Policiais e milicianos
Na batuta do governo miliciano de Bolsonaro, a banda podre das polícias estaduais tem se convertido em milícias e grupos de extermínio. Na Amazônia, porém, o envolvimento e a participação de agentes do Estado com latifundiários, grileiros e especuladores de terra têm uma história bem longa e sangrenta. E não precisamos avançar muito no tempo para colher algum exemplo. Basta lembrar da manhã chuvosa do dia 24 de maio de 2017, quando dez trabalhadores rurais foram brutalmente assassinados no município de Pau d’Arco, no sudeste do Pará, por agentes das polícias militar e civil.  Até hoje a impunidade é reinante aos autores da chacina.

Bandidos têm o seu governo
Encorajadas por Bolsonaro e suas declaração –  enquanto a Amazônia ardia em setembro, o presidente culpava as ONGs pelos incêndios da floresta –  essa caterva de latifundiários, corruptos e milicianos aproveitou a chance para criminalizar e desmoralizar qualquer um que atrapalhasse suas falcatruas. Com a colaboração dos agentes do Estado resolveram então “culpar os bombeiros” pelo grande incêndio que devastou as florestas de Alter do Chão.

Bolsonaro, seu filhos e seguidores se aproveitaram da situação para movimentar suas turbas pelas redes sociais.  O presidente chegou a fazer uma esdrúxula acusação contra o ator norte-americano Leonardo DiCaprio, a quem acusou de ser responsável pelos incêndios na Amazônia. Virou piada mundial.

O mesmo modus operandi é feito pelos ruralistas da BR 163. Matam camponeses, invadem terras públicas, extraem madeira e colocam a culpa naqueles que defendem a floresta ou denunciam suas ações.
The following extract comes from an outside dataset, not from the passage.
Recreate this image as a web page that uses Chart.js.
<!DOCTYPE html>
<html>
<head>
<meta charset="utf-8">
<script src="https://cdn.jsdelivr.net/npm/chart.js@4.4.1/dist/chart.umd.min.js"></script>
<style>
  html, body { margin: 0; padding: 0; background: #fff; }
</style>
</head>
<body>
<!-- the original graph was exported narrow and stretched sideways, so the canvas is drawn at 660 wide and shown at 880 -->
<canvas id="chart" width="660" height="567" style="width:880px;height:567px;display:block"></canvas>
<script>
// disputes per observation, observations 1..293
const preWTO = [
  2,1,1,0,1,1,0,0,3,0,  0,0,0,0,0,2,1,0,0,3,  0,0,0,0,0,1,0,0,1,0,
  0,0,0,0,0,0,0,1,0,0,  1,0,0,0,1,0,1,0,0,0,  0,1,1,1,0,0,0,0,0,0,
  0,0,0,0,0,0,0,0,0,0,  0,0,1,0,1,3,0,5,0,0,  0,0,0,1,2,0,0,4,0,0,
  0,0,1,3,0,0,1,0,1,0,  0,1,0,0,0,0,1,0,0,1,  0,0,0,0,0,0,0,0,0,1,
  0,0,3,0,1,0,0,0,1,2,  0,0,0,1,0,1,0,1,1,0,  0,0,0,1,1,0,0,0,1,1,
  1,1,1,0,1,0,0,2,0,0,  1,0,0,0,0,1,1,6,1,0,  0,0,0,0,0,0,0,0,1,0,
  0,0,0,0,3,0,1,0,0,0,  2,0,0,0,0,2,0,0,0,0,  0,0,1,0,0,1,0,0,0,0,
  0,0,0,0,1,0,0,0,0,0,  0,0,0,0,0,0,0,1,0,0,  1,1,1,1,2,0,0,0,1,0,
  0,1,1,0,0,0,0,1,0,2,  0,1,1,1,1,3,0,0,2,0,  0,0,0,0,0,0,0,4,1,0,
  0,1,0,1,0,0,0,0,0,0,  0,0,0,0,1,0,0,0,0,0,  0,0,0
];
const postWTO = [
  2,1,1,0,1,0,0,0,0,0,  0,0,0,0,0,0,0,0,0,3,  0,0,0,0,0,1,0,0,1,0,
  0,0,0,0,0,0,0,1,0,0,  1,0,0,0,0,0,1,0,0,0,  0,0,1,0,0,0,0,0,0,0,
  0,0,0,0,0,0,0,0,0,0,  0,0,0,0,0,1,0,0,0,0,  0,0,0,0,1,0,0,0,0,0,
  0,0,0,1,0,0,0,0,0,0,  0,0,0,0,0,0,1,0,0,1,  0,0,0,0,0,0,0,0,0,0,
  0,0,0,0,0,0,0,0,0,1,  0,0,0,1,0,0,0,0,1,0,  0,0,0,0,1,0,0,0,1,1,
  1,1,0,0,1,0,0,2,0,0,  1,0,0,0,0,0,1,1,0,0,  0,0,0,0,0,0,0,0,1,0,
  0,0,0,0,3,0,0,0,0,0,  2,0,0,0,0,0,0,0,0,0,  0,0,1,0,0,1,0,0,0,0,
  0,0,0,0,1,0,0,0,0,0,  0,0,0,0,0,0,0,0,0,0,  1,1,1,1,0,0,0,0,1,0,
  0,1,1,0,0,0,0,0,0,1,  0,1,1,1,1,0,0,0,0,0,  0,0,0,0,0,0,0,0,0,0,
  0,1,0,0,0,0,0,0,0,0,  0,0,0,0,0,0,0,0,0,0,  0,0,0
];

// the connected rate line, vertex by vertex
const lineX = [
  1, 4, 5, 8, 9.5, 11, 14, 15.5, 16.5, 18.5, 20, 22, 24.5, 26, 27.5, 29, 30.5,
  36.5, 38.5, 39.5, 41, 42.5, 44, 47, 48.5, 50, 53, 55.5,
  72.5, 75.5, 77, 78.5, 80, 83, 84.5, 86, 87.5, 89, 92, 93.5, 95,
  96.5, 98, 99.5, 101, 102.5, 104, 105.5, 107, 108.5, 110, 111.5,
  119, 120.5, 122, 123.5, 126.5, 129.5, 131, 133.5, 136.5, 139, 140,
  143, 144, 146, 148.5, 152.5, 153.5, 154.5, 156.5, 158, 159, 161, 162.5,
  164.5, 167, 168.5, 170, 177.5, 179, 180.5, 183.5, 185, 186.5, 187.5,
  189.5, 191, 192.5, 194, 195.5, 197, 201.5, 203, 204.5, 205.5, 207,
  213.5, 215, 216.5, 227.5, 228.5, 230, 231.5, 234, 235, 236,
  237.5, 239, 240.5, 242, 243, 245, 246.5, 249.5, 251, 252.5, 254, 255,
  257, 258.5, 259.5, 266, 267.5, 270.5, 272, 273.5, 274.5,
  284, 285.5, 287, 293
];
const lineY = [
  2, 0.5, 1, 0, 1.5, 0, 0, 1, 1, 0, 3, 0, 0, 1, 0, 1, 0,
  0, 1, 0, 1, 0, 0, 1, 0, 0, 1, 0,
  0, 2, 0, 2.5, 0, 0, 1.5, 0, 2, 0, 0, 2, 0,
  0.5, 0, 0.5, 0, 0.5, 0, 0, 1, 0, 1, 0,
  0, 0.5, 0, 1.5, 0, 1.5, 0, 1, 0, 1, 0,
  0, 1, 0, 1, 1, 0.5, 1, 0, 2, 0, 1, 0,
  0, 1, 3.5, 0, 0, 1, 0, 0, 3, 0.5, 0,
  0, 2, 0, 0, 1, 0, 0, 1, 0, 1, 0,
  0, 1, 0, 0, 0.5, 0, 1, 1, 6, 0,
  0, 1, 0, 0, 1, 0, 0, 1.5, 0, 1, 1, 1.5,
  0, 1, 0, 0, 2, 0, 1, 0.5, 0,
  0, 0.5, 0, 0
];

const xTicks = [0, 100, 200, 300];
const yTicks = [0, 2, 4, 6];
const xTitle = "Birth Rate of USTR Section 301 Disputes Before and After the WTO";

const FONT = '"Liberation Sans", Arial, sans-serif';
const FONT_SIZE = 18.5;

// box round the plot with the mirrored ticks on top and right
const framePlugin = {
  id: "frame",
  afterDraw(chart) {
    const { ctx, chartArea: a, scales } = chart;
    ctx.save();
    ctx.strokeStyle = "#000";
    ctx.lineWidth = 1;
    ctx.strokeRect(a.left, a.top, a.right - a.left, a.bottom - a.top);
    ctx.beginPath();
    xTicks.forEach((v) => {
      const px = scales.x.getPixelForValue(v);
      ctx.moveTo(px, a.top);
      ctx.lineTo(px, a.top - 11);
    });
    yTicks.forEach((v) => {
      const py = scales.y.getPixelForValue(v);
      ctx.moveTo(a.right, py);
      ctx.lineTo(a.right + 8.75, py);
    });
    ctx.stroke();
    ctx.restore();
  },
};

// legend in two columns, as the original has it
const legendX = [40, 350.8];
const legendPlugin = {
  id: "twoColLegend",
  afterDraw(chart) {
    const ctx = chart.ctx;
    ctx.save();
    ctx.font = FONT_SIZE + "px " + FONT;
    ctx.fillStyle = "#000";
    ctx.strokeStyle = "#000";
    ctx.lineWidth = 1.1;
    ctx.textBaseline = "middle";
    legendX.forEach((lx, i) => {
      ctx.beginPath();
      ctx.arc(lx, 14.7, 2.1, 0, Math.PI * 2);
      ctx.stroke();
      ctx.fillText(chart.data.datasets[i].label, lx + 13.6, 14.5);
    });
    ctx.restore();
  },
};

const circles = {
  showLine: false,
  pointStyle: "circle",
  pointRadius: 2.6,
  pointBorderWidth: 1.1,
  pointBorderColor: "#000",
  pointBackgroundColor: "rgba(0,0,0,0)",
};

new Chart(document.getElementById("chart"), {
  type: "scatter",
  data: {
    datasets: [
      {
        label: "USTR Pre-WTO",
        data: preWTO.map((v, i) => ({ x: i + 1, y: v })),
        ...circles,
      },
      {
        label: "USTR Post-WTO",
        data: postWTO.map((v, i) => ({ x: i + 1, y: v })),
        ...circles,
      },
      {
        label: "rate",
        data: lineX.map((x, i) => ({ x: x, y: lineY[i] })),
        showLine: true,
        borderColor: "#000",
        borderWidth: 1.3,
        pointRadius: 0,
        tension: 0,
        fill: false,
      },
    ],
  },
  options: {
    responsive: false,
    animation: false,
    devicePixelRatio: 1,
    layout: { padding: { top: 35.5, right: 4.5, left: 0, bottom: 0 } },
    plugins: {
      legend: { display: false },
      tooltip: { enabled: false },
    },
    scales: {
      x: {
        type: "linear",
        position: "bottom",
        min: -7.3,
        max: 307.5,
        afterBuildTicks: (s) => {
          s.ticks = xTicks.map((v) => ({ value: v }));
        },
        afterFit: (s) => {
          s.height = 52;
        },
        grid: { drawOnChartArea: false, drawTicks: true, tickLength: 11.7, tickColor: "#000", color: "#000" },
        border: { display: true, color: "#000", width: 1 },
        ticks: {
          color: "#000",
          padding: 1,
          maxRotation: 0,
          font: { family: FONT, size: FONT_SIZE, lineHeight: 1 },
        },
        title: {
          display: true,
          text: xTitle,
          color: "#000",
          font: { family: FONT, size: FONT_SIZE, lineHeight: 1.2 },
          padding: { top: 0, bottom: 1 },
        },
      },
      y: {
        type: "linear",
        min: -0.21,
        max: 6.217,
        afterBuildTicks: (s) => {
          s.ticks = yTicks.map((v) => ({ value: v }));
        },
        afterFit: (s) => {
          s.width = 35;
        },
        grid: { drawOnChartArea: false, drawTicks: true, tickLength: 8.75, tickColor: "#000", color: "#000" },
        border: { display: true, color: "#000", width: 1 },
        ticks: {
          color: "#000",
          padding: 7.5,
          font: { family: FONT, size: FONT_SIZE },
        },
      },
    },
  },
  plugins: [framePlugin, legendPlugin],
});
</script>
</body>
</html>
Trata-se de uma intimidação clara que envolve a participação direta de agentes públicos.

Nas margens da BR-163 há uma forte tendência de expansão da soja, oriunda do Mato Grosso, e que é escoada em um porto da Cargil em Santarém (PA).  Essa é a razão dos conflitos agrários na região e das invasões à Floresta Nacional do Jamanxim, nas margens da rodovia.